Oprah probably has a big heart. As does Ellen. Both led the recent awareness efforts for the fallout from the Santa Barbara area mudslides. They both have enormously upscale estates in the affected area. Surely they concerned. And generally concerned for their neighbors. But most of the dead were immigrant service workers, providing domestic work to the mansions of the likes of Oprah and Ellen. You’d be right in noting that fact was barely if at all reported. Oprah and Ellen may suffer damage to their brick-laid backyard estuaries, other people lost their homes, their meager fortunes and their lives. That doesn’t make Oprah and Ellen bad stock. Does it mean they should tone down the whoa-is-me lead on social media after natural disasters? Perhaps.
Clearly, there’s an upside to celebrity involvement in a cause. Kim Kardashian landing in pearls in Haiti after the earthquake for an eleven minute televised visit with the poor brown kids may be hugely cynical and disturbingly patronizing. Though it also brought in charitable contributions when she insisted her followers chip in to show they cared like she did. From darkness there is light. From crap, some flies may eat. Big names bring big crowds, big press coverage, and a sense that something big is happening. Were the truly suffering women among us to hold a rights march, and they alone, it would go largely uncovered. As evidence, every such march in the past. Conversely, if Rosa Parks had shown up for her fateful bus ride in a Town Car limousine with a personal assistant, hair and makeup artists, and a wardrobe consultant, would she have a statue in Washington D.C.? A balance seems ideal. Currently, there is no balance.
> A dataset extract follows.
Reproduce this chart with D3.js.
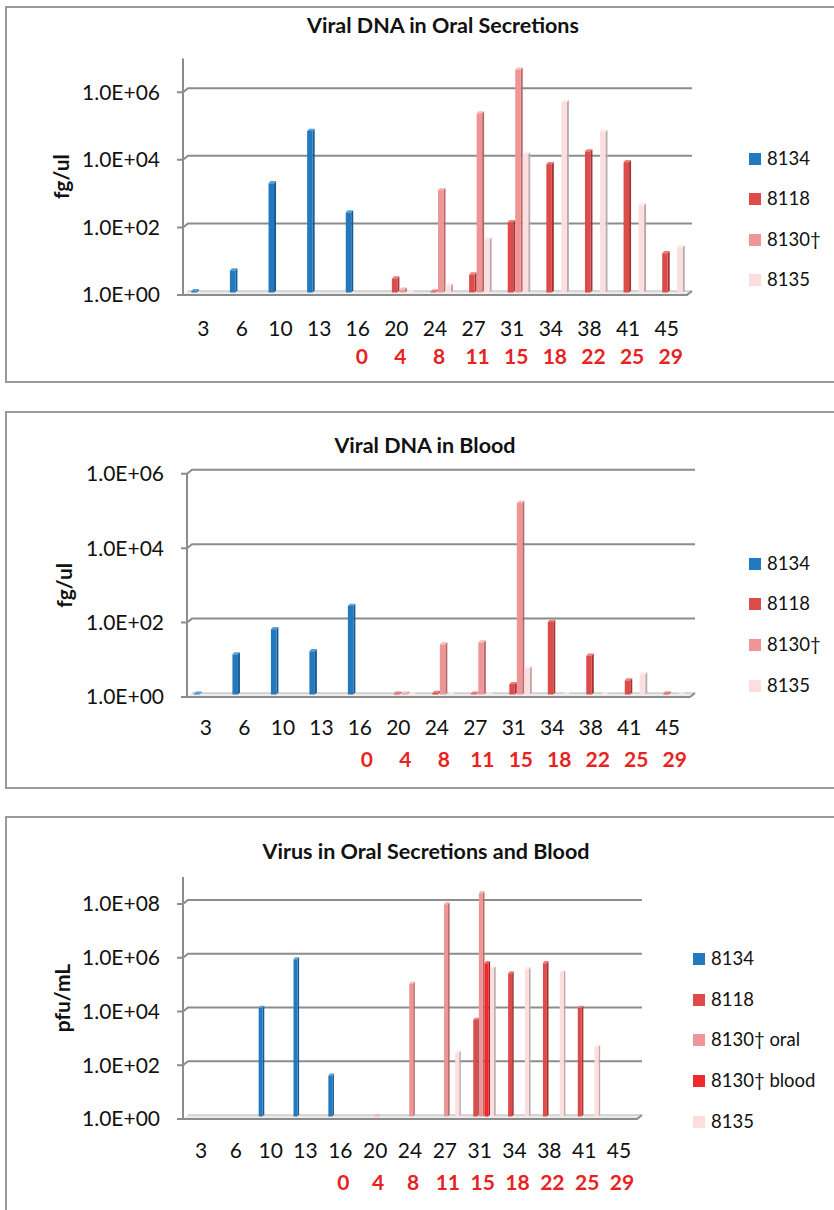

Much as when the Huffington Post clucked feverishly about its diverse editorial staff alongside of a photo of a dozen white Northeastern college education women in their 20’s, a bit of self-reflection seems necessary when crafting an effective message. Amy Schumer rants about the struggle of a Senator’s niece up and coming in Manhattan plays well to her fan base. But her fan base is certainly already on board with the women’s march message. They buy into every unsubstantiated claim of conspiratorial patriarchs, nefarious pay gaps, and how badly it looks for men when they offer a woman help in her career if she sleeps with him and she agrees. The point of a movement is to change the minds and hearts of others. Do rich women in fur at a ski resort in Utah help extend the message beyond the true believers or merely deepen the off-putting appearance of special treatment demands from special people? I hate to end on an unanswered question. Socrates was an asshole. By all practical measures, the answer is no.